§ **Stated task**: Pick every line from the data that holds the word "React".

§ **Material**:
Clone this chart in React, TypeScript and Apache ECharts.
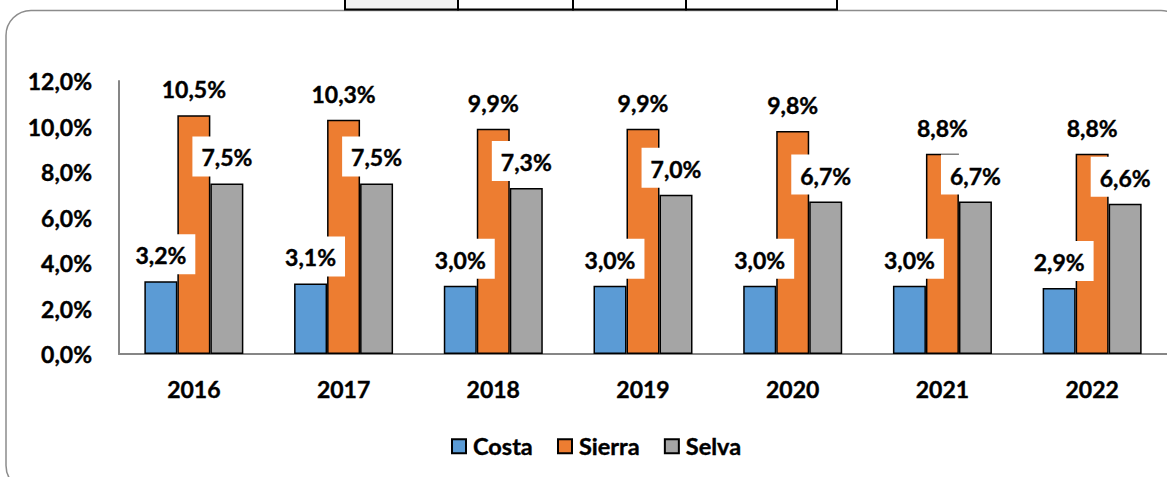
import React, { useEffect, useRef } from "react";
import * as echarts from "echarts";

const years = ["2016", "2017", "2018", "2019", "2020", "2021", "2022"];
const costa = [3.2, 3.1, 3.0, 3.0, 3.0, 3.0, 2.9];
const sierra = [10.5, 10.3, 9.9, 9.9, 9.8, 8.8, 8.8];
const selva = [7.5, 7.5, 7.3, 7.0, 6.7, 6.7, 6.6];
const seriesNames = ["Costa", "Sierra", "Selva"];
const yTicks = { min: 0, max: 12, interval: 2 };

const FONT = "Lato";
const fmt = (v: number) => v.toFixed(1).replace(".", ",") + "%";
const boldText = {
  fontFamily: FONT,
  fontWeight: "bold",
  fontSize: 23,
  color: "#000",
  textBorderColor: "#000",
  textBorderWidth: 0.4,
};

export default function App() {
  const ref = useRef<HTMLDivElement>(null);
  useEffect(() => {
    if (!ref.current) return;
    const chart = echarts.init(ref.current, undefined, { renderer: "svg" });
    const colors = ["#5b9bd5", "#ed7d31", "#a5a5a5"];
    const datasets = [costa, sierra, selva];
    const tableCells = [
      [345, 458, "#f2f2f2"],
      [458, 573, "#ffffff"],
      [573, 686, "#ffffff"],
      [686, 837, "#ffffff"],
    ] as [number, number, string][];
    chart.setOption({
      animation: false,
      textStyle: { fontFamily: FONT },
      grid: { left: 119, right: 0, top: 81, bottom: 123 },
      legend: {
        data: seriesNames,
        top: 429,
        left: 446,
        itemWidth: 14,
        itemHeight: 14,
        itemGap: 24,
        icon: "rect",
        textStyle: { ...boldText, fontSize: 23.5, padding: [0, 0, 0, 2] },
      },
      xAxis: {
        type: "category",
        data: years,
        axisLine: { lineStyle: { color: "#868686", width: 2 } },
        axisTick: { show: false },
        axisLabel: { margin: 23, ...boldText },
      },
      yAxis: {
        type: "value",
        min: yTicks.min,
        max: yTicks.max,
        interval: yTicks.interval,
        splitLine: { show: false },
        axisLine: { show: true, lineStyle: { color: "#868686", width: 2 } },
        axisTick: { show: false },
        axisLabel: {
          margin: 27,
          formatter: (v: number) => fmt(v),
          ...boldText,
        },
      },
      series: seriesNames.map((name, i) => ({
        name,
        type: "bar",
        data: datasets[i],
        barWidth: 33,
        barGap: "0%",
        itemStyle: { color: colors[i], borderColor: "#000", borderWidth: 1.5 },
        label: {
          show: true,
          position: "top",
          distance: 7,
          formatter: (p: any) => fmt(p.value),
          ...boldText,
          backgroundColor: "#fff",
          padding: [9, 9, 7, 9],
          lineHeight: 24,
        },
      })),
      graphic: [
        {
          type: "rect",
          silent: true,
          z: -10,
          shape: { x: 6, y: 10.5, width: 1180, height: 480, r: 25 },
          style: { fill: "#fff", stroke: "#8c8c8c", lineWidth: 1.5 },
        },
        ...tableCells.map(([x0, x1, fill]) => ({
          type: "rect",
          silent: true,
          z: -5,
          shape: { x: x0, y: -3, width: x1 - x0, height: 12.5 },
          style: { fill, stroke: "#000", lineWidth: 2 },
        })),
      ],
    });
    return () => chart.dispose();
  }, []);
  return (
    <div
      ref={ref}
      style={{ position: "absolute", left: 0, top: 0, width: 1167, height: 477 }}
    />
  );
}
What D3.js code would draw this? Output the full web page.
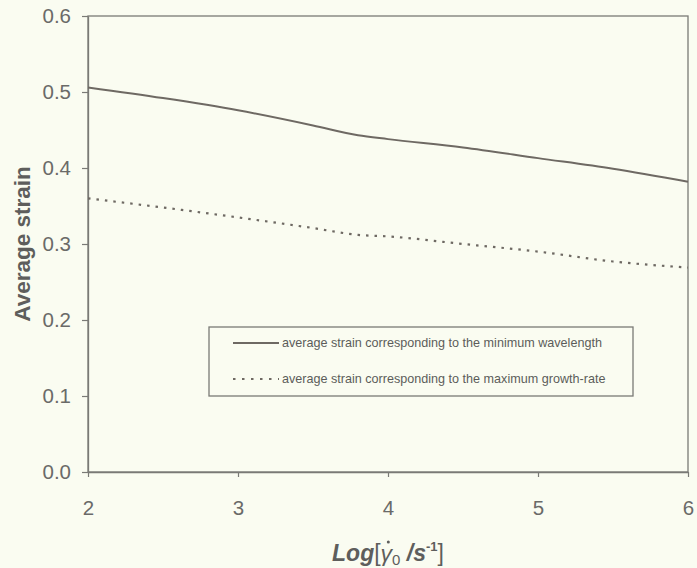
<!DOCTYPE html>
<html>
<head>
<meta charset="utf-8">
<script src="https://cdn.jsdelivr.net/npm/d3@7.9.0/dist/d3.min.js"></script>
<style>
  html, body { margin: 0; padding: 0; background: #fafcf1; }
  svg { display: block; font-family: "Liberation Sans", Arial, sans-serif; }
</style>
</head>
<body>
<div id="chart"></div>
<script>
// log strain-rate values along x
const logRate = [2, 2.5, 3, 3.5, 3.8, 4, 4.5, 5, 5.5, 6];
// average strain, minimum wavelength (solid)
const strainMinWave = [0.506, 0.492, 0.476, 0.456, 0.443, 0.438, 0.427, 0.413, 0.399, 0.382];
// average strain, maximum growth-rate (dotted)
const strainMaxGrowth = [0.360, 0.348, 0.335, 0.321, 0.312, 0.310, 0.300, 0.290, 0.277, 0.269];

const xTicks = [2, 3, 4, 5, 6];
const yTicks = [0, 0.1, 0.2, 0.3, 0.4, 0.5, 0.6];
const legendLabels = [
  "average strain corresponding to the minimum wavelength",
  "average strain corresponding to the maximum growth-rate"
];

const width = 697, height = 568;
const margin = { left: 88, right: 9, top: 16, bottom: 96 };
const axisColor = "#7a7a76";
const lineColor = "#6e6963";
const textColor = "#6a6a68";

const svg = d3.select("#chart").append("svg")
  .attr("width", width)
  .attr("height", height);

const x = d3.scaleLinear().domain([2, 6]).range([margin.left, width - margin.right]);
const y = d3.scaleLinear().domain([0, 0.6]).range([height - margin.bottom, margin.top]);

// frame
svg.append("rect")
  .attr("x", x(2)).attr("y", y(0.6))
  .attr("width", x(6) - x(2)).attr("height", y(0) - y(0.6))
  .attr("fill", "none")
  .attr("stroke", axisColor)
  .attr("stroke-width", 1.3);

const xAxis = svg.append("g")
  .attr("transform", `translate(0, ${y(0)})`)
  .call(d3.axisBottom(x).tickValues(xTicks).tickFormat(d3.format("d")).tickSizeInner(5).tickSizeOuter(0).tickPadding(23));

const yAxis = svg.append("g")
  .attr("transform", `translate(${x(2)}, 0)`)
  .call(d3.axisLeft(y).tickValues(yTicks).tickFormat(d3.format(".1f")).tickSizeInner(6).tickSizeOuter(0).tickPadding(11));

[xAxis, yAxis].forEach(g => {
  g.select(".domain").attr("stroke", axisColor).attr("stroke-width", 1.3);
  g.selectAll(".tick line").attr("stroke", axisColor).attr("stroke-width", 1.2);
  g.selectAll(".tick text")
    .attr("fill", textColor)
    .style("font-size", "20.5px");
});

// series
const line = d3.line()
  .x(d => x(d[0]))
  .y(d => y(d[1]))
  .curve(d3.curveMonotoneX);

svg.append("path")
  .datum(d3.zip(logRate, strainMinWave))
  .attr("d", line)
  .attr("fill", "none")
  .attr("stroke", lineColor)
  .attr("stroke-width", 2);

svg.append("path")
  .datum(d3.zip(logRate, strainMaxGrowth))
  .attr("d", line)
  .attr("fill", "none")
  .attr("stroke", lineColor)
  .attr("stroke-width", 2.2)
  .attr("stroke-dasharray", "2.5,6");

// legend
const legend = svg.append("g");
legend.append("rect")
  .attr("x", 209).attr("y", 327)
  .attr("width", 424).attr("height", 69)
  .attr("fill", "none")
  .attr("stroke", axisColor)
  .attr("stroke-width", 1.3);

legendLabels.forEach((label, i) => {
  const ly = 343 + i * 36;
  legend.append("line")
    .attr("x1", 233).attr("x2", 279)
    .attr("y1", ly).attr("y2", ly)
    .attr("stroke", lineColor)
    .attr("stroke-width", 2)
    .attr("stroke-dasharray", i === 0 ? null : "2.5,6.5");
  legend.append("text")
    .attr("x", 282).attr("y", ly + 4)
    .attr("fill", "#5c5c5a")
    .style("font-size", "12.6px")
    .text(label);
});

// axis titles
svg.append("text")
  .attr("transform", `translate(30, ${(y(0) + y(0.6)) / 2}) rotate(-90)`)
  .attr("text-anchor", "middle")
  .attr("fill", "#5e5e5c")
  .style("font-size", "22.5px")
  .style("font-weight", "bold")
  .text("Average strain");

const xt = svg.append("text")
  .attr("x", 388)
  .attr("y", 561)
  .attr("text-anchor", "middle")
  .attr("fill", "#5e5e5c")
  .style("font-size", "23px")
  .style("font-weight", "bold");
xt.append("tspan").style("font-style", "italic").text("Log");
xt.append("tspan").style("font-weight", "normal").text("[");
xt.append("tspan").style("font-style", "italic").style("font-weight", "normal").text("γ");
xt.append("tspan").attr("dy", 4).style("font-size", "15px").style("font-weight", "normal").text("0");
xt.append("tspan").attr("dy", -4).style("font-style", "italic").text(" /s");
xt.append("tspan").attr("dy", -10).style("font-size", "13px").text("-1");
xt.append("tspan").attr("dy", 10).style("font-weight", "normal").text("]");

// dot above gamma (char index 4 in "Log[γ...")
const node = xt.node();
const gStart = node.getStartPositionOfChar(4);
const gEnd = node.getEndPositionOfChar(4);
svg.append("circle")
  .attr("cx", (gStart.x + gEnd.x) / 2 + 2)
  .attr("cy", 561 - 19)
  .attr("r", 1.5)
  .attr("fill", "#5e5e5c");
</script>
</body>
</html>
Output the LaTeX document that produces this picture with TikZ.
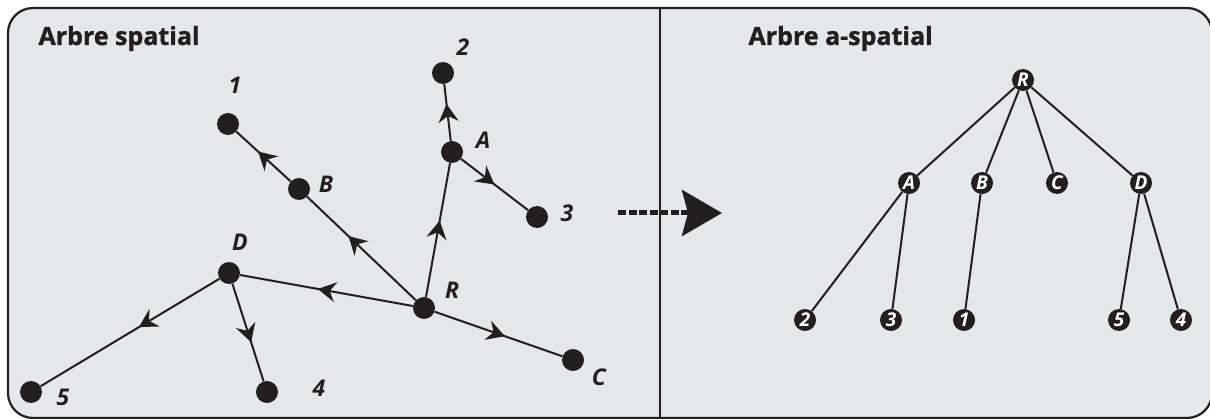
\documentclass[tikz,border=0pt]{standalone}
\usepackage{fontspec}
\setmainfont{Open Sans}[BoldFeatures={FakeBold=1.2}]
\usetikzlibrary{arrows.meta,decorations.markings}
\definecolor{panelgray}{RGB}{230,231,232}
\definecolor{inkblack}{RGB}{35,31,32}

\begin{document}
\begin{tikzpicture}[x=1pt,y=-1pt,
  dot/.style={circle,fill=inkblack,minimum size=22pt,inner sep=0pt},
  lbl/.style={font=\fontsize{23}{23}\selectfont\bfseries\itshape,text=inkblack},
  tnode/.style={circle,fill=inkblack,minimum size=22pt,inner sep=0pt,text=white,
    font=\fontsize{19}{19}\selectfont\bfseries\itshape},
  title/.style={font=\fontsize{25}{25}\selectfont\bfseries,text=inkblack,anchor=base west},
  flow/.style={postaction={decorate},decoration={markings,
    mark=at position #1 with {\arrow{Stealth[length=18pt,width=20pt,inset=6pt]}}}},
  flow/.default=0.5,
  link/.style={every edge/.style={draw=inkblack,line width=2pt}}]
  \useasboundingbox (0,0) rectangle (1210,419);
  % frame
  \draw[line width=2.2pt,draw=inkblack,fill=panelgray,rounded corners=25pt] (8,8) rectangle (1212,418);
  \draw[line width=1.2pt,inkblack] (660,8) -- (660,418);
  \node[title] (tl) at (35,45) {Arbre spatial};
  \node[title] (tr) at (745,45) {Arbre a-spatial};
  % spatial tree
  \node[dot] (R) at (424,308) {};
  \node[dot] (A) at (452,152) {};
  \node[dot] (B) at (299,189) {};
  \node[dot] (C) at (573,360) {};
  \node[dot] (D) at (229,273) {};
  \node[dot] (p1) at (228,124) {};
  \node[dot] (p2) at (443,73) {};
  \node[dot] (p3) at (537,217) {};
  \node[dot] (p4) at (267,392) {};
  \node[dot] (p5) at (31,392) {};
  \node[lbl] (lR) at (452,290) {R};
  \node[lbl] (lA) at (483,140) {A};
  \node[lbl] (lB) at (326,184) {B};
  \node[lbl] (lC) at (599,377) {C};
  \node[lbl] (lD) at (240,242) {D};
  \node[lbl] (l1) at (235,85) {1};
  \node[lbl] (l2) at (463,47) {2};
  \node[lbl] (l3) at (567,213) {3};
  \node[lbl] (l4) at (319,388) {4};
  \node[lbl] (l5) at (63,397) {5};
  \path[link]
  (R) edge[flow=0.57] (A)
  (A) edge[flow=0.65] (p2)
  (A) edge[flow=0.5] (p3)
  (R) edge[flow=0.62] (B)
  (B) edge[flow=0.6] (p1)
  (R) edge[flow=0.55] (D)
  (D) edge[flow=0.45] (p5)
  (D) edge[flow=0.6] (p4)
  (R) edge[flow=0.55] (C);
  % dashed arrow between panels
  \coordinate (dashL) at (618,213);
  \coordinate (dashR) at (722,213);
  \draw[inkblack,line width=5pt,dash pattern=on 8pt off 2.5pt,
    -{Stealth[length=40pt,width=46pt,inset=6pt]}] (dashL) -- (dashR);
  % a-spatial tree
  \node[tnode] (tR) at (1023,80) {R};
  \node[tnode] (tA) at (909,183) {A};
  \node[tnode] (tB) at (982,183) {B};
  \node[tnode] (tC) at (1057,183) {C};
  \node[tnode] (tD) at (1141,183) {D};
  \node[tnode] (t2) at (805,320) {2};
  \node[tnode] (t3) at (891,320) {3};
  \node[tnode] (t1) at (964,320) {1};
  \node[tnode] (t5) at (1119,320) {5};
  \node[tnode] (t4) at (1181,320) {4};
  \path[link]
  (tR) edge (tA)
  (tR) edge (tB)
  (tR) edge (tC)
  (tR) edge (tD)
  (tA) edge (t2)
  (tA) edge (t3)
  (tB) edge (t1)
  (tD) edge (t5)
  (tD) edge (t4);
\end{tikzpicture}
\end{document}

§ **Exercise solution**:
Clone this chart in React, TypeScript and Apache ECharts.
import React, { useEffect, useRef } from "react";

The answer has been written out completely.